(Some records)
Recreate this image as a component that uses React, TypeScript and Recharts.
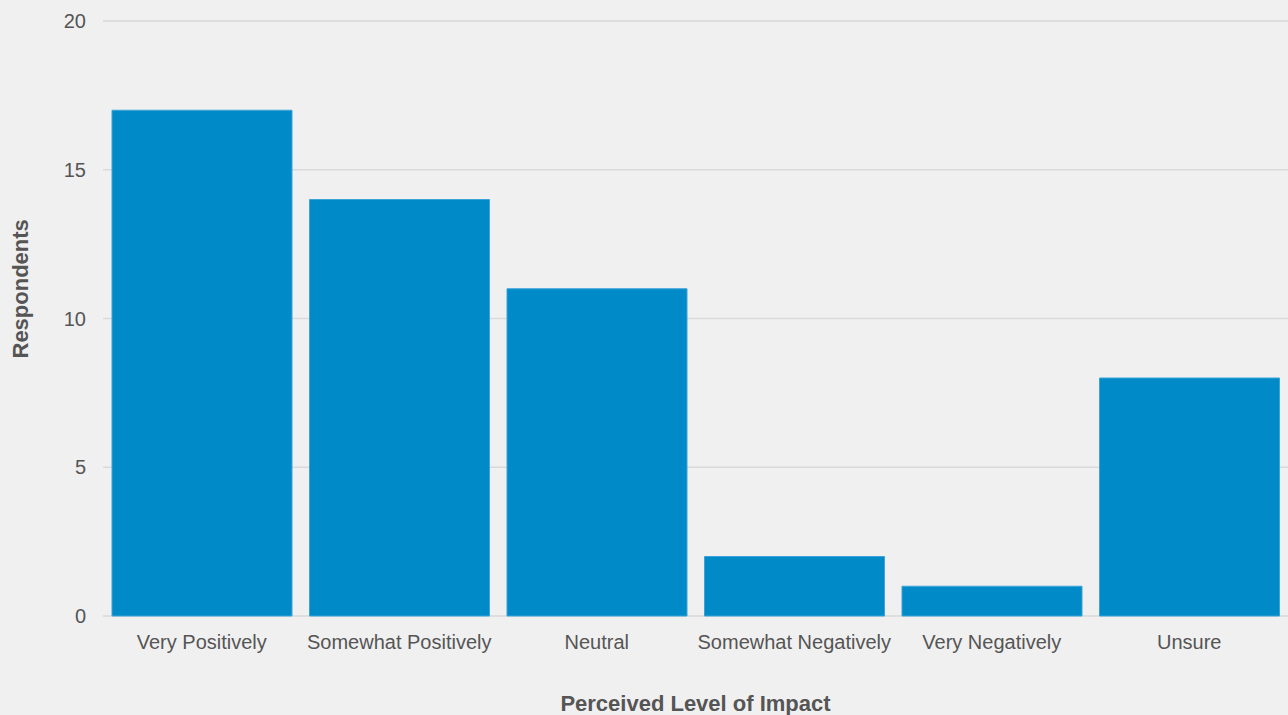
import React from "react";
import { BarChart, Bar, XAxis, YAxis, CartesianGrid } from "recharts";

const categories = [
  "Very Positively",
  "Somewhat Positively",
  "Neutral",
  "Somewhat Negatively",
  "Very Negatively",
  "Unsure",
];
const respondents = [17, 14, 11, 2, 1, 8];
const yTicks = [0, 5, 10, 15, 20];

const data = categories.map((c, i) => ({ category: c, value: respondents[i] }));

const font = "'Liberation Sans', Arial, sans-serif";

export default function App() {
  return (
    <div
      style={{
        position: "absolute",
        left: 0,
        top: 0,
        width: 1288,
        height: 715,
        background: "#f0f0f0",
        fontFamily: font,
      }}
    >
      <BarChart
        width={1288}
        height={715}
        data={data}
        margin={{ top: 21, right: 0, bottom: 0, left: 0 }}
        barCategoryGap={9}
      >
        <CartesianGrid vertical={false} stroke="#d9d9d9" strokeWidth={1.5} />
        <XAxis
          dataKey="category"
          height={99}
          axisLine={false}
          tickLine={false}
          tickSize={0}
          tickMargin={19}
          tick={{ fill: "#555555", fontSize: 20, fontFamily: font }}
          interval={0}
          label={{
            value: "Perceived Level of Impact",
            position: "insideBottom",
            offset: 4,
            fill: "#555555",
            fontSize: 22,
            fontWeight: "bold",
            fontFamily: font,
          }}
        />
        <YAxis
          width={103}
          domain={[0, 20]}
          ticks={yTicks}
          axisLine={false}
          tickLine={false}
          tickSize={0}
          tickMargin={17}
          tick={{ fill: "#555555", fontSize: 20, fontFamily: font }}
          label={{
            value: "Respondents",
            angle: -90,
            position: "insideLeft",
            offset: 20,
            dy: 40,
            fill: "#555555",
            fontSize: 22,
            fontWeight: "bold",
            fontFamily: font,
          }}
        />
        <Bar
          dataKey="value"
          fill="#008bc8"
          stroke="#3ba3d8"
          strokeWidth={1}
          isAnimationActive={false}
        />
      </BarChart>
    </div>
  );
}
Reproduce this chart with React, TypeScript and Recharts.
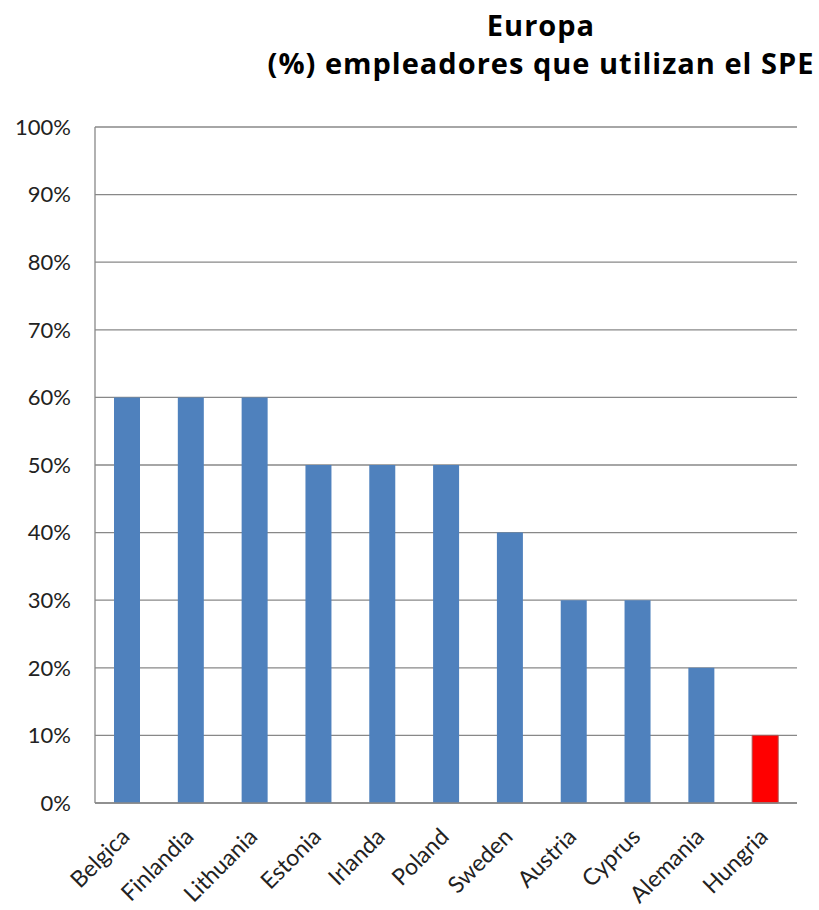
import React from "react";
import { BarChart, Bar, XAxis, YAxis, CartesianGrid, Cell } from "recharts";

const countries = ["Belgica", "Finlandia", "Lithuania", "Estonia", "Irlanda", "Poland", "Sweden", "Austria", "Cyprus", "Alemania", "Hungria"];
const values = [60, 60, 60, 50, 50, 50, 40, 30, 30, 20, 10];
const barColors = ["#4F81BD", "#4F81BD", "#4F81BD", "#4F81BD", "#4F81BD", "#4F81BD", "#4F81BD", "#4F81BD", "#4F81BD", "#4F81BD", "#FF0000"];
const yTicks = [0, 10, 20, 30, 40, 50, 60, 70, 80, 90, 100];
const titleLines = ["Europa", "(%) empleadores que utilizan el SPE"];

const data = countries.map((c, i) => ({ name: c, value: values[i], color: barColors[i] }));

const FONT = "Lato, 'Open Sans', sans-serif";
const TITLE_FONT = "'Open Sans', Lato, sans-serif";

const XTick = (props: any) => {
  const { x, y, payload } = props;
  return (
    <g transform={`translate(${x},${y + 23})`}>
      <text transform="rotate(-45)" textAnchor="end" fontSize={23} fill="#222" fontFamily={FONT} dy={6}>
        {payload.value}
      </text>
    </g>
  );
};

export default function App() {
  return (
    <div style={{ position: "absolute", left: 0, top: 0, width: 819, height: 910, background: "#fff" }}>
      <div style={{ position: "absolute", left: 0, top: 6, width: 1082, textAlign: "center", fontFamily: TITLE_FONT, fontWeight: 700, fontSize: 29, letterSpacing: 1, lineHeight: "38px", color: "#000" }}>
        {titleLines.map((t) => (
          <div key={t}>{t}</div>
        ))}
      </div>
      <BarChart width={819} height={910} data={data} margin={{ top: 127, right: 22, bottom: 77, left: 0 }}>
        <CartesianGrid vertical={false} stroke="#888" strokeWidth={1.3} />
        <XAxis dataKey="name" interval={0} tickLine={false} axisLine={{ stroke: "#888", strokeWidth: 1.3 }} tick={<XTick />} />
        <YAxis
          width={95}
          domain={[0, 100]}
          ticks={yTicks}
          tickFormatter={(v: number) => `${v}%`}
          tickLine={false}
          tickSize={0}
          tickMargin={24}
          axisLine={{ stroke: "#888", strokeWidth: 1.3 }}
          tick={{ fontSize: 22, fill: "#222", fontFamily: FONT }}
        />
        <Bar dataKey="value" barSize={26} isAnimationActive={false}>
          {data.map((d, i) => (
            <Cell key={i} fill={d.color} stroke={i === data.length - 1 ? "#B0504E" : "none"} strokeWidth={1} />
          ))}
        </Bar>
      </BarChart>
    </div>
  );
}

* [WHAT YOU WILL DO]
Return only the lines from the start of the data through the line that contains "const data = categories.map((c, i)", please, copying them exactly and omitting all pictures.

* [THE ANSWER]
Recreate this image as a component that uses React, TypeScript and Recharts.
import React from "react";
import { BarChart, Bar, XAxis, YAxis, CartesianGrid } from "recharts";

const categories = [
  "Very Positively",
  "Somewhat Positively",
  "Neutral",
  "Somewhat Negatively",
  "Very Negatively",
  "Unsure",
];
const respondents = [17, 14, 11, 2, 1, 8];
const yTicks = [0, 5, 10, 15, 20];

const data = categories.map((c, i) => ({ category: c, value: respondents[i] }));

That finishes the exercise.